Figure 4. Current Simulation-C4I Interfaces
The Corps Battle Simulation (CBS) has also been able to create interfaces with the Maneuver Control System/Phoenix (MCS/P) and Advanced Field Artillery Tactical Data System (AFATDS) computers. A commander can enter firing orders and plans into the AFATDS system and transmit these into the simulation rather than to real-world artillery systems. He may also receive force status information from CBS through the simulation/C4I interfaces. In both cases the orders can be read, acted upon, simulated, and the results disseminated without requiring the intervention or translation of a human operator. These efficiencies reduce the man-power and the time required to prepare for training exercises.
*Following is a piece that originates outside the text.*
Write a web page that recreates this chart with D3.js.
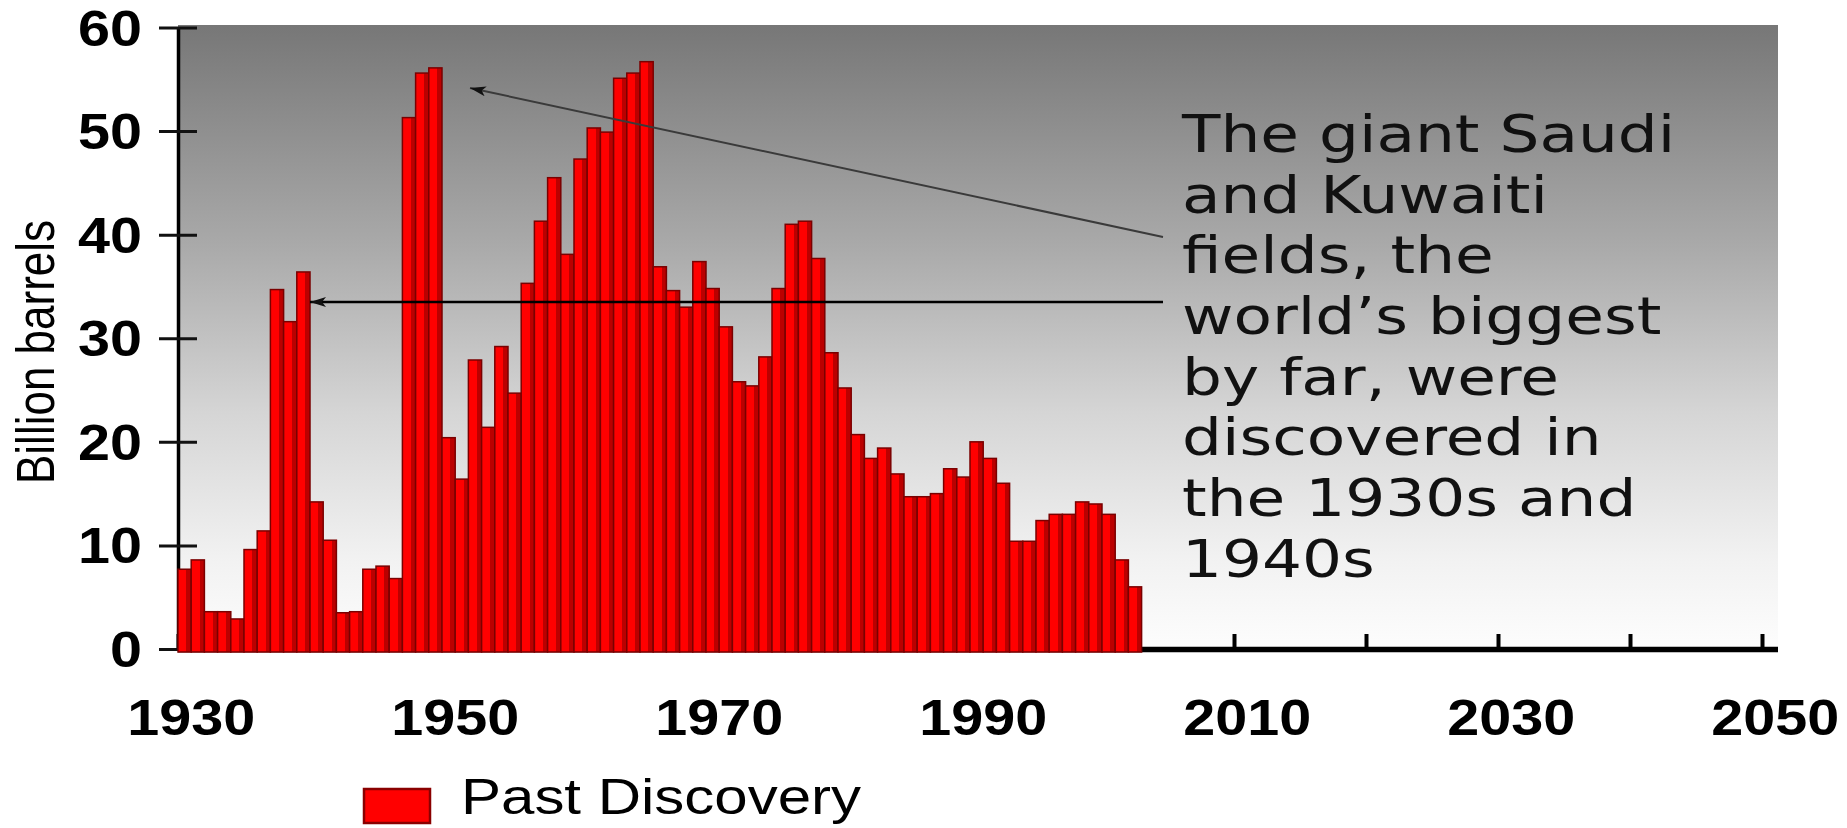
<!DOCTYPE html>
<html>
<head>
<meta charset="utf-8">
<script src="https://cdn.jsdelivr.net/npm/d3@7"></script>
<style>
  body { margin: 0; background: #fff; }
  svg { display: block; }
</style>
</head>
<body>
<svg id="chart" width="1847" height="828"></svg>
<script>
// yearly discoveries, billion barrels
var years = [1930, 1931, 1932, 1933, 1934, 1935, 1936, 1937, 1938, 1939,
             1940, 1941, 1942, 1943, 1944, 1945, 1946, 1947, 1948, 1949,
             1950, 1951, 1952, 1953, 1954, 1955, 1956, 1957, 1958, 1959,
             1960, 1961, 1962, 1963, 1964, 1965, 1966, 1967, 1968, 1969,
             1970, 1971, 1972, 1973, 1974, 1975, 1976, 1977, 1978, 1979,
             1980, 1981, 1982, 1983, 1984, 1985, 1986, 1987, 1988, 1989,
             1990, 1991, 1992, 1993, 1994, 1995, 1996, 1997, 1998, 1999,
             2000, 2001, 2002];
var discovery = [7.7, 8.6, 3.6, 3.6, 2.9, 9.6, 11.4, 34.7, 31.6, 36.4,
                 14.2, 10.5, 3.5, 3.6, 7.7, 8.0, 6.8, 51.3, 55.6, 56.1,
                 20.4, 16.4, 27.9, 21.4, 29.2, 24.7, 35.3, 41.3, 45.5, 38.1,
                 47.3, 50.3, 49.9, 55.1, 55.6, 56.7, 36.9, 34.6, 33.0, 37.4,
                 34.8, 31.1, 25.8, 25.4, 28.2, 34.8, 41.0, 41.3, 37.7, 28.6,
                 25.2, 20.7, 18.4, 19.4, 16.9, 14.7, 14.7, 15.0, 17.4, 16.6,
                 20.0, 18.4, 16.0, 10.4, 10.4, 12.4, 13.0, 13.0, 14.2, 14.0,
                 13.0, 8.6, 6.0];
var yTicks = [0, 10, 20, 30, 40, 50, 60];
var xTicks = [1930, 1940, 1950, 1960, 1970, 1980, 1990, 2000, 2010, 2020, 2030, 2040, 2050];
var xLabels = [1930, 1950, 1970, 1990, 2010, 2030, 2050];
var noteLines = ["The giant Saudi", "and Kuwaiti", "fields, the", "world\u2019s biggest",
                 "by far, were", "discovered in", "the 1930s and", "1940s"];
var legendLabel = "Past Discovery";
var yTitle = "Billion barrels";

var svg = d3.select("#chart");
var plotLeft = 178, plotRight = 1778, plotTop = 25, base = 649;
var SX = 1.2; // the original picture is stretched sideways

var x = d3.scaleLinear().domain([1930, 2050]).range([178, 1762]);
var y = d3.scaleLinear().domain([0, 60]).range([base, 27.5]);

var defs = svg.append("defs");
var bg = defs.append("linearGradient").attr("id", "bg")
    .attr("x1", 0).attr("y1", 0).attr("x2", 0).attr("y2", 1);
bg.append("stop").attr("offset", 0).attr("stop-color", "#777777");
bg.append("stop").attr("offset", 0.35).attr("stop-color", "#a9a9a9");
bg.append("stop").attr("offset", 0.62).attr("stop-color", "#d5d5d5");
bg.append("stop").attr("offset", 0.86).attr("stop-color", "#f2f2f2");
bg.append("stop").attr("offset", 1).attr("stop-color", "#fdfdfd");

var barFill = defs.append("linearGradient").attr("id", "barFill")
    .attr("x1", 0).attr("y1", 0).attr("x2", 1).attr("y2", 0);
barFill.append("stop").attr("offset", 0).attr("stop-color", "#ff0000");
barFill.append("stop").attr("offset", 0.64).attr("stop-color", "#ff0000");
barFill.append("stop").attr("offset", 0.64).attr("stop-color", "#bb0000");
barFill.append("stop").attr("offset", 1).attr("stop-color", "#bb0000");

defs.append("marker").attr("id", "head")
    .attr("markerUnits", "userSpaceOnUse")
    .attr("viewBox", "0 0 16 10")
    .attr("refX", 16).attr("refY", 5)
    .attr("markerWidth", 16).attr("markerHeight", 10)
    .attr("orient", "auto")
  .append("path").attr("d", "M0,0L16,5L0,10L4,5Z").attr("fill", "#111");

// plot background
svg.append("rect")
    .attr("x", plotLeft).attr("y", plotTop)
    .attr("width", plotRight - plotLeft).attr("height", base - plotTop)
    .attr("fill", "url(#bg)");

// x axis, ticks point up into the plot
var xAxis = d3.axisBottom(x).tickValues(xTicks).tickSizeInner(-15).tickSizeOuter(0).tickFormat("");
svg.append("g").attr("transform", "translate(0," + base + ")").call(xAxis)
    .call(function(g) { g.select(".domain").remove(); })
    .call(function(g) { g.selectAll(".tick line").attr("stroke", "#000").attr("stroke-width", 4); });
svg.append("line")
    .attr("x1", plotLeft).attr("x2", plotRight)
    .attr("y1", base + 0.5).attr("y2", base + 0.5)
    .attr("stroke", "#000").attr("stroke-width", 5.5);

svg.append("g").selectAll("text").data(xLabels).enter().append("text")
    .attr("transform", function(d) { return "translate(" + x(d + 1) + ",735) scale(1.15,1)"; })
    .attr("text-anchor", "middle")
    .style("font-family", "'Liberation Sans', Arial, sans-serif")
    .style("font-weight", "bold")
    .style("font-size", "50px")
    .attr("fill", "#000")
    .text(function(d) { return d; });

// y axis, ticks cross the line
var yAxis = d3.axisLeft(y).tickValues(yTicks).tickSizeOuter(0).tickFormat("");
svg.append("g").attr("transform", "translate(" + plotLeft + ",0)").call(yAxis)
    .call(function(g) { g.select(".domain").attr("stroke", "#000").attr("stroke-width", 3.5); })
    .call(function(g) {
      g.selectAll(".tick line").attr("x1", -19).attr("x2", 19)
        .attr("stroke", "#111").attr("stroke-width", 3);
    });

svg.append("g").selectAll("text").data(yTicks).enter().append("text")
    .attr("transform", function(d) { return "translate(142," + (y(d) + 18) + ") scale(1.15,1)"; })
    .attr("text-anchor", "end")
    .style("font-family", "'Liberation Sans', Arial, sans-serif")
    .style("font-weight", "bold")
    .style("font-size", "50px")
    .attr("fill", "#000")
    .text(function(d) { return d; });

svg.append("text")
    .attr("transform", "translate(54,352) scale(" + SX + ",1) rotate(-90)")
    .attr("text-anchor", "middle")
    .style("font-family", "'Liberation Sans', Arial, sans-serif")
    .style("font-size", "44px")
    .attr("fill", "#000")
    .text(yTitle);

// bars, one per year
var rows = years.map(function(yr, i) { return { year: yr, value: discovery[i] }; });
svg.append("g").selectAll("rect").data(rows).enter().append("rect")
    .attr("x", function(d) { return x(d.year); })
    .attr("width", function(d) { return x(d.year + 1) - x(d.year); })
    .attr("y", function(d) { return y(d.value); })
    .attr("height", function(d) { return y(0) - y(d.value) + 3; })
    .attr("fill", "url(#barFill)")
    .attr("stroke", "#7a0000")
    .attr("stroke-width", 1.5);

// annotation
var note = svg.append("g").attr("transform", "translate(1182,0) scale(1.21,1)");
note.selectAll("text").data(noteLines).enter().append("text")
    .attr("x", 0)
    .attr("y", function(d, i) { return 152 + i * 60.7; })
    .style("font-family", "'DejaVu Sans', Verdana, sans-serif")
    .style("font-size", "52px")
    .attr("fill", "#111")
    .text(function(d) { return d; });

svg.append("line")
    .attr("x1", 1163).attr("y1", 237).attr("x2", 470).attr("y2", 88)
    .attr("stroke", "#3a3a3a").attr("stroke-width", 2)
    .attr("marker-end", "url(#head)");
svg.append("line")
    .attr("x1", 1163).attr("y1", 302).attr("x2", 310).attr("y2", 302)
    .attr("stroke", "#000").attr("stroke-width", 2.5)
    .attr("marker-end", "url(#head)");

// legend
svg.append("rect")
    .attr("x", 364).attr("y", 789).attr("width", 66).attr("height", 34)
    .attr("fill", "#ff0000").attr("stroke", "#8a0000").attr("stroke-width", 2.5);
svg.append("text")
    .attr("transform", "translate(461,814) scale(" + SX + ",1)")
    .style("font-family", "'Liberation Sans', Arial, sans-serif")
    .style("font-size", "50px")
    .attr("fill", "#000")
    .text(legendLabel);
</script>
</body>
</html>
Similarly, the Air Warfare Simulation (AWSIM) has been extended to accept Air Tasking Orders (ATOs) from the Contingency Theater Automated Planning System (CTAPS). This allows Air Force commanders to prepare daily mission orders in their combat system and send it directly to the simulation. Personnel do not have to be trained to understand the simulation interface and order syntax, a skill that is not useful to combat soldiers.
Each of these interfaces is a dedicated instance which can not easily be extended to other systems. But the concepts are being converted to standard architectures and formats in both the simulation and command and control arena. Future simulation systems are being designed to interface with the training audience purely through their native computer systems.
3.2 Design Standards
The Warfighter Simulation 2000 (WARSIM 2000), currently under development, must reduce the man-power required to operate an exercise by 33% in the near-term and 67% long-term. Much of this savings is being accomplished by interfacing the simulation with the training audience through their native equipment, eliminating a layer of "role players" that currently translate real-world orders into simulation orders and simulation reports into real-world reports. These "role players" make up a significant number of training personnel during an exercise and are usually extracted from the training audience, missing the opportunity to practice their skills. WARSIM will interface with the following communications systems: Enhanced Position Locating and Reporting System (EPLRS), Single Channel Ground and Airborne Radio System (SINCGARS), and the Mobile Subscriber Equipment (MSE), providing connectivity to a host of information processors for maneuver, artillery, logistics, air defense, and intelligence operations.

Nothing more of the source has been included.